Book Review: The “Empire” in the Tropics
British Imperialism in West Africa. by Elinor Burns (64 pp. Labour Research Department, 162, Buckingham Palace Road, S.W.l. Price 6d.)
The above pamphlet constitutes No. 4 of the Colonial Series of the L.R.D. It reviews in brief the various stages by which British capitalist interests have acquired a grip of the economic resources of West Africa, including the labour power of the natives. Broadly speaking, the process is similar to that in East Africa and other tropical countries illustrated from time to time in these columns. The main difference is that it commenced at an earlier date, and has reached a higher stage of development.

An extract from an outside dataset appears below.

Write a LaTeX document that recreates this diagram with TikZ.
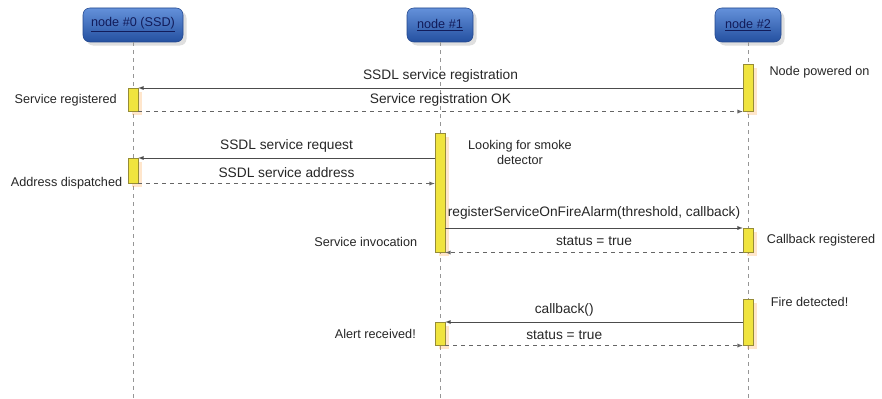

In East Africa British influence had to contend from the first with the Arab slave-power. Its initial enterprises in that direction could conveniently assume the hypocritical guise of philanthropy, i.e., the suppression of the slave trade. In West Africa, however, British heroes from the time of Drake and Hawkins down to the latter end of the 18th century had indulged in the time-honoured practice of carrying off the comparatively defenceless inhabitants and selling them to the plantation-owners of the American colonies. This policy led to such a serious reduction in the population in these regions that the trading companies, which eventually sought profit there in other forms, actually had to bring back slaves liberated from America in order to provide themselves with a labour supply.
These companies extended their influence from the coast to the interior by intrigues with native chiefs (ready to sell even the land and persons of their tribesmen for whisky and trousers) until the inevitable revolts arose, which necessitated falling back upon the support of the Imperial Government. This led, as in India and elsewhere, to the companies selling out to the Government, which henceforth assumed control and responsibility for the administration of the areas concerned.
As a result of this change the native chiefs became, in practice, unofficial agents of the Crown. Those who proved refractory and independent were forcibly removed and replaced by others more amenable to “civilised” influences, who have been used to “collect taxes, recruit labour, supervise the native courts, and generally carry out British policy” (p. 12).
These political changes reacted inevitably upon the economic organisation of native society. Instead of producing foodstuffs for themselves the inhabitants had perforce to produce articles for sale, such as palm oil, cocoa, rubber, etc., in order to obtain the money wherewith to pay the taxes; and as they found that, even by these means, their income was insufficient, numbers of them had recourse to the labour market and sold their energies for wages.
Native chiefs and traders developed into small farmers, exploiting their own tribesmen. Tribal land became private property and the old communal organisation and customs fell into decay, and the population became simply a source of raw material for large-scale capitalist industry.
Being dependent upon the wholesale buying concerns, the native producers find their position growing steadily worse. They have to meet the competition of large-scale plantations in other countries, which results in a lowering of their prices, while, on the other hand, the destruction of their old mode of life increases their wants, which tend to become more “civilised.”
From this external and internal pressure there appears to be no escape short of a complete economic change the world over.
In addition to the soap and cocoa trusts, other capitalist interests have a finger in the pie of colonial development. The heavy iron industry finds room for expansion in the construction of railways, harbours, docks, etc., while behind them the financiers scoop up interest on loans for these enterprises, most of which are State owned. In fact State “Socialism” thrives to such an extent in the tropical Colonies that Mr. Ormsby-Gore (Under-Secretary for the Colonies) proposed in a recent Report that the Government itself should start plantations in order “to set an example ” to the natives in large-scale production. What effect this procedure would have on the already impoverished small-peasantry can readily be imagined. The State would conscript labour-power for its plantations as it does for its transport and other public works. The few native “large fish” would swallow up the “little fish” at a more rapid rate, and the outside trusts would gain the benefit of improved efficiency and organisation.